CHICAGO - Around the country - at doctor's
offices, hotel meeting rooms and even resorts - everyday people are lining
up to erase lines in a social atmosphere.
It's dubbed the 21st-century Tupperware party.
"When
you're at the doctor's alone, you're in a room and there's nothing to
distract you. This is the way to go to the doctor," says Erin O'Boyle, a
48-year-old Henderson, Nev. photographer who attended a recent party in the
spa at the Palms Casino Resort in Las Vegas, intending only to support his
wife as she got Botoxed. But after listening to an explanation of the
procedure and downing a couple of chocolate-covered strawberries, he wound
up getting some to smooth a bothersome line on the bridge of his nose. It
helped.
Botox injections temporarily immobilize muscles for several
months and inhibit frown lines and crow's feet. On older patients, creases
become less visible.
Paul Nassif, the Bevely Hills plastic surgeon who wielded
the syringe at the Palms, thinks getting Botox in a group setting can be
"more relaxing, They're holding hands, giving each other support."

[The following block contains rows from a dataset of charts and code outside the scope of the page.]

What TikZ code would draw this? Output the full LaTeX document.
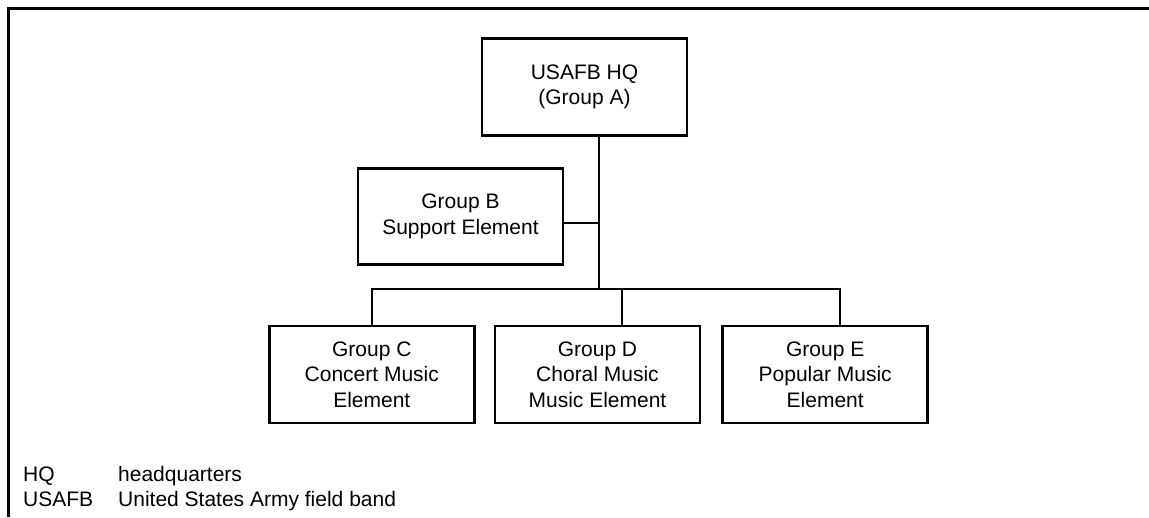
\documentclass[tikz,border=0pt]{standalone}
\usepackage{fontspec}
\setmainfont{Liberation Sans}
\usepackage{tikz}
\usetikzlibrary{calc, positioning}
\tikzset{
    unit/.style={rectangle, draw=black, line width=2.7pt, fill=white, align=center, minimum width=205pt, minimum height=97pt, inner sep=0pt, font=\fontsize{21}{25.5}\selectfont},
    link/.style={draw=black, line width=2.4pt},
    frame/.style={draw=black, line width=3pt},
    legend/.style={inner sep=0pt, anchor=base west, font=\fontsize{21}{25}\selectfont}
}
\begin{document}
\begin{tikzpicture}[x=1pt, y=-1pt]
        \useasboundingbox (0,0) rectangle (1149,517);
        \draw[frame] (8,517) -- (8,8) -- (1149,8);

        % Headquarters
        \node[unit] (HQ) at (584.5,87) {USAFB HQ\\(Group A)};

        % Support
        \node[unit, below=30pt of HQ, xshift=-124pt, minimum height=96pt] (GroupB) {Group B\\Support Element};

        % Music elements
        \node[unit] (GroupD) at (597.5,374.5) {Group D\\Choral Music\\Music Element};
        \node[unit, left=18pt of GroupD] (GroupC) {Group C\\Concert Music\\Element};
        \node[unit, right=20pt of GroupD] (GroupE) {Group E\\Popular Music\\Element};

        % Connectors
        \coordinate (Trunk) at ([xshift=14.5pt]HQ.south);
        \coordinate (Bar) at (599,289);
        \coordinate (BJoin) at ([yshift=-7pt]GroupB.east);
        \coordinate (DDrop) at ([xshift=24.5pt]GroupD.north);
        \coordinate (EDrop) at ([xshift=15pt]GroupE.north);
        \draw[link] (Trunk) -- (Bar);
        \draw[link] (BJoin) -- (BJoin -| Trunk);
        \draw[link] (GroupC.north) |- (Bar) -| (EDrop);
        \draw[link] (DDrop) -- (DDrop |- Bar);

        % Abbreviations
        \node[legend] (HQKey) at (23,481) {HQ};
        \node[legend] (HQText) at (118,481) {headquarters};
        \node[legend] (USAFBKey) at (23,506) {USAFB};
        \node[legend] (USAFBText) at (118,506) {United States Army field band};
    \end{tikzpicture}
\end{document}
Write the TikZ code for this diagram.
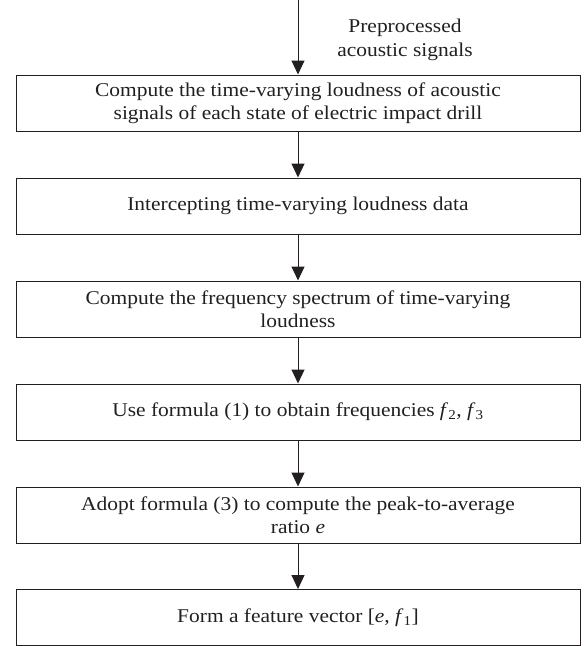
\documentclass[tikz,border=0pt]{standalone}
\usepackage{fontspec}
\setmainfont[FakeStretch=1.1]{Liberation Serif}
\usetikzlibrary{arrows.meta}
\definecolor{ink}{HTML}{231F20}
\tikzset{
  stepbox/.style={draw=ink, line width=1pt, minimum width=564pt, minimum height=56pt,
    inner sep=0pt, align=center, text=ink, font=\fontsize{19.5}{23.5}\selectfont},
  flow/.style={draw=ink, line width=1pt, -{Triangle[length=14pt,width=13pt]}},
  lbl/.style={align=center, text=ink, font=\fontsize{19.5}{24.5}\selectfont, inner sep=0pt}
}
\begin{document}
\begin{tikzpicture}[x=1pt,y=-1pt]
\useasboundingbox (0,0) rectangle (587,646);
\coordinate (start) at (298,0);
\node[stepbox] (b1) at (298,103) {Compute the time-varying loudness of acoustic\\signals of each state of electric impact drill};
\node[stepbox] (b2) at (298,206) {Intercepting time-varying loudness data};
\node[stepbox] (b3) at (298,309) {Compute the frequency spectrum of time-varying\\loudness};
\node[stepbox] (b4) at (298,412) {Use formula (1) to obtain frequencies \textit{f}\textsubscript{2}, \textit{f}\textsubscript{3}};
\node[stepbox] (b5) at (298,515) {Adopt formula (3) to compute the peak-to-average\\ratio \textit{e}};
\node[stepbox] (b6) at (298,617.5) {Form a feature vector [\textit{e}, \textit{f}\textsubscript{1}]};
\node[lbl] (in) at (405,40) {Preprocessed\\acoustic signals};
\draw[flow] (start) -- (b1.north);
\draw[flow] (b1) -- (b2);
\draw[flow] (b2) -- (b3);
\draw[flow] (b3) -- (b4);
\draw[flow] (b4) -- (b5);
\draw[flow] (b5) -- (b6);
\end{tikzpicture}
\end{document}
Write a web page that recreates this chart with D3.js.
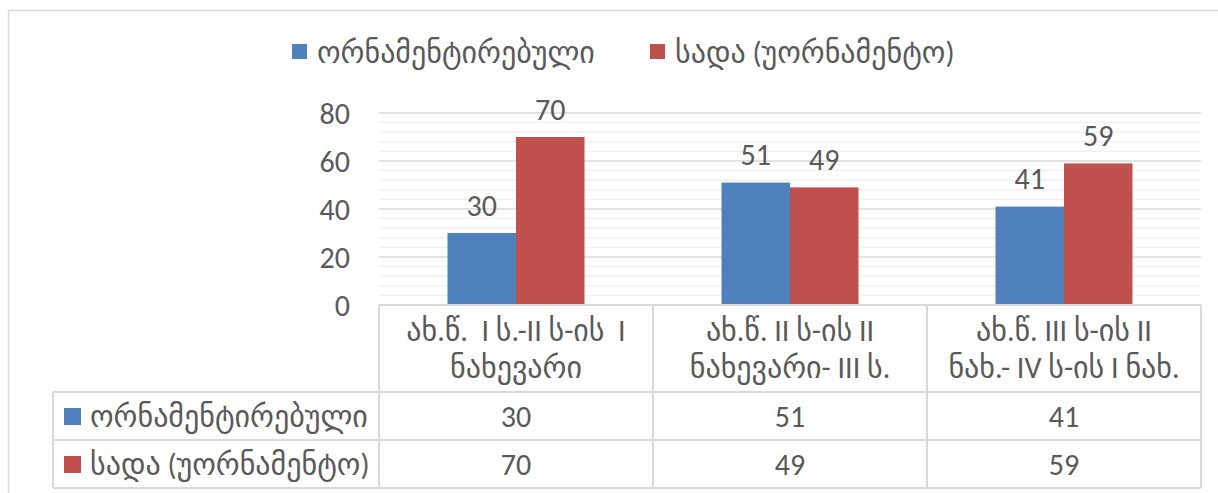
<!DOCTYPE html>
<html>
<head>
<meta charset="utf-8">
<script src="https://cdn.jsdelivr.net/npm/d3@7"></script>
<style>
    body { margin: 0; background: #fff; }
    svg text { font-family: Calibri, Carlito, "Open Sans", "DejaVu Sans", sans-serif; fill: #595959; white-space: pre; }
</style>
</head>
<body>
<svg id="chart" width="1218" height="493"></svg>
<script>
/**
 * Data.
 */
const categories = [
    ['ახ.წ.  I ს.-II ს-ის  I', 'ნახევარი'],
    ['ახ.წ. II ს-ის II', 'ნახევარი- III ს.'],
    ['ახ.წ. III ს-ის II', 'ნახ.- IV ს-ის I ნახ.']
];
const seriesNames = ['ორნამენტირებული', 'სადა (უორნამენტო)'];
const ornamented = [30, 51, 41];
const plain = [70, 49, 59];
const yTicks = [0, 20, 40, 60, 80];

/**
 * Visual configs.
 */
const colors = ['#4f81bd', '#c0504d'],
    gridColor = '#d9d9d9',
    minorColor = '#f0f0f0',
    fontSize = 30;

const svg = d3.select('#chart');
const values = [ornamented, plain];
const catIdx = d3.range(categories.length);

const xScale = d3.scaleBand().domain(catIdx).range([379, 1201]).padding(0);
const xInner = d3.scaleBand().domain([0, 1]).range([0, xScale.bandwidth()]).paddingInner(0).paddingOuter(1);
const yScale = d3.scaleLinear().domain([0, 80]).range([305, 113]);

// Outer chart border
svg.append('rect')
    .attr('x', 8.5).attr('y', 10.5)
    .attr('width', 1240).attr('height', 500)
    .attr('fill', 'none').attr('stroke', gridColor).attr('stroke-width', 1.5);

// Minor gridlines
svg.append('g').selectAll('line')
    .data(d3.range(0, 81, 4).filter(v => v % 20 !== 0))
    .join('line')
    .attr('x1', 379).attr('x2', 1201)
    .attr('y1', d => yScale(d)).attr('y2', d => yScale(d))
    .attr('stroke', minorColor).attr('stroke-width', 1.5);

// Major gridlines
svg.append('g').selectAll('line')
    .data(yTicks.filter(v => v > 0))
    .join('line')
    .attr('x1', 379).attr('x2', 1201)
    .attr('y1', d => yScale(d)).attr('y2', d => yScale(d))
    .attr('stroke', gridColor).attr('stroke-width', 1.5);

// Y axis labels
const yAxis = d3.axisLeft(yScale).tickValues(yTicks).tickSize(0).tickPadding(0);
const yAxisG = svg.append('g').attr('transform', 'translate(350,0)').call(yAxis);
yAxisG.select('.domain').remove();
yAxisG.selectAll('text')
    .attr('font-size', fontSize)
    .style('font-family', null)
    .attr('fill', '#595959')
    .attr('dy', '0.35em');

// Bars
const groups = svg.append('g').selectAll('g')
    .data(catIdx)
    .join('g')
    .attr('transform', i => 'translate(' + xScale(i) + ',0)');

groups.selectAll('rect')
    .data(i => values.map((s, k) => ({ k, v: s[i] })))
    .join('rect')
    .attr('x', d => xInner(d.k))
    .attr('width', xInner.bandwidth())
    .attr('y', d => yScale(d.v))
    .attr('height', d => yScale(0) - yScale(d.v))
    .attr('fill', d => colors[d.k]);

groups.selectAll('text.label')
    .data(i => values.map((s, k) => ({ k, v: s[i] })))
    .join('text')
    .attr('class', 'label')
    .attr('x', d => xInner(d.k) + xInner.bandwidth() / 2)
    .attr('y', d => yScale(d.v) - 28)
    .attr('dy', '0.35em')
    .attr('text-anchor', 'middle')
    .attr('font-size', fontSize)
    .text(d => d.v);

// Legend at top
const legendItems = [{ x: 292, name: seriesNames[0] }, { x: 650, name: seriesNames[1] }];
const legend = svg.append('g').selectAll('g')
    .data(legendItems)
    .join('g')
    .attr('transform', d => 'translate(' + d.x + ',0)');
legend.append('rect')
    .attr('x', 0).attr('y', 44).attr('width', 15).attr('height', 15)
    .attr('fill', (d, i) => colors[i]);
legend.append('text')
    .attr('x', 25).attr('y', 52).attr('dy', '0.35em')
    .attr('font-size', fontSize)
    .text(d => d.name);

// Data table
const tableTop = 305, headerBottom = 392, rowH = 48, legendLeft = 53, tableLeft = 379, tableRight = 1201;
const table = svg.append('g')
    .attr('stroke', gridColor).attr('stroke-width', 2).attr('fill', 'none');

// Horizontal lines
table.append('line').attr('x1', tableLeft).attr('x2', tableRight).attr('y1', tableTop).attr('y2', tableTop);
[0, 1, 2].forEach(r => {
    const y = headerBottom + r * rowH;
    table.append('line').attr('x1', legendLeft).attr('x2', tableRight).attr('y1', y).attr('y2', y);
});
// Vertical lines
table.append('line').attr('x1', legendLeft).attr('x2', legendLeft).attr('y1', headerBottom).attr('y2', headerBottom + 2 * rowH);
catIdx.concat([categories.length]).forEach(i => {
    const x = i < categories.length ? xScale(i) : tableRight;
    table.append('line').attr('x1', x).attr('x2', x).attr('y1', tableTop).attr('y2', headerBottom + 2 * rowH);
});

// Category header text
const header = svg.append('g').selectAll('text')
    .data(catIdx)
    .join('text')
    .attr('text-anchor', 'middle')
    .attr('font-size', fontSize)
    .attr('x', i => xScale(i) + xScale.bandwidth() / 2);
header.selectAll('tspan')
    .data(i => categories[i])
    .join('tspan')
    .attr('x', function() { return d3.select(this.parentNode).attr('x'); })
    .attr('y', (d, j) => 330 + j * 37)
    .attr('dy', '0.35em')
    .text(d => d);

// Table rows
seriesNames.forEach((name, k) => {
    const cy = headerBottom + k * rowH + rowH / 2;
    svg.append('rect')
        .attr('x', 64).attr('y', cy - 8).attr('width', 17).attr('height', 17)
        .attr('fill', colors[k]);
    svg.append('text')
        .attr('x', 90).attr('y', cy).attr('dy', '0.35em')
        .attr('font-size', fontSize)
        .text(name);
    svg.append('g').selectAll('text')
        .data(catIdx)
        .join('text')
        .attr('x', i => xScale(i) + xScale.bandwidth() / 2)
        .attr('y', cy).attr('dy', '0.35em')
        .attr('text-anchor', 'middle')
        .attr('font-size', fontSize)
        .text(i => values[k][i]);
});
</script>
</body>
</html>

And "in Hollywood, if they look good (in their late 30s),
they've probably had it," adds Gretchen Bonaduce the 36-year old wife and manager of TV personality Danny Bonaduce. She's a Botox devotee who attended a Palms party and also gets touch-ups in L.A.
"Patients are coming in earlier and doing things so that at
55 they won't need emergency face-lifts," explains Nasiff. The theory is:
"If you do it now, the line isn't going to get deeper and deeper."
In the photo: Paul Nassif injects Gretchen Bonaduce with
Botox as her husband TV personality Danny Bonaduce watches.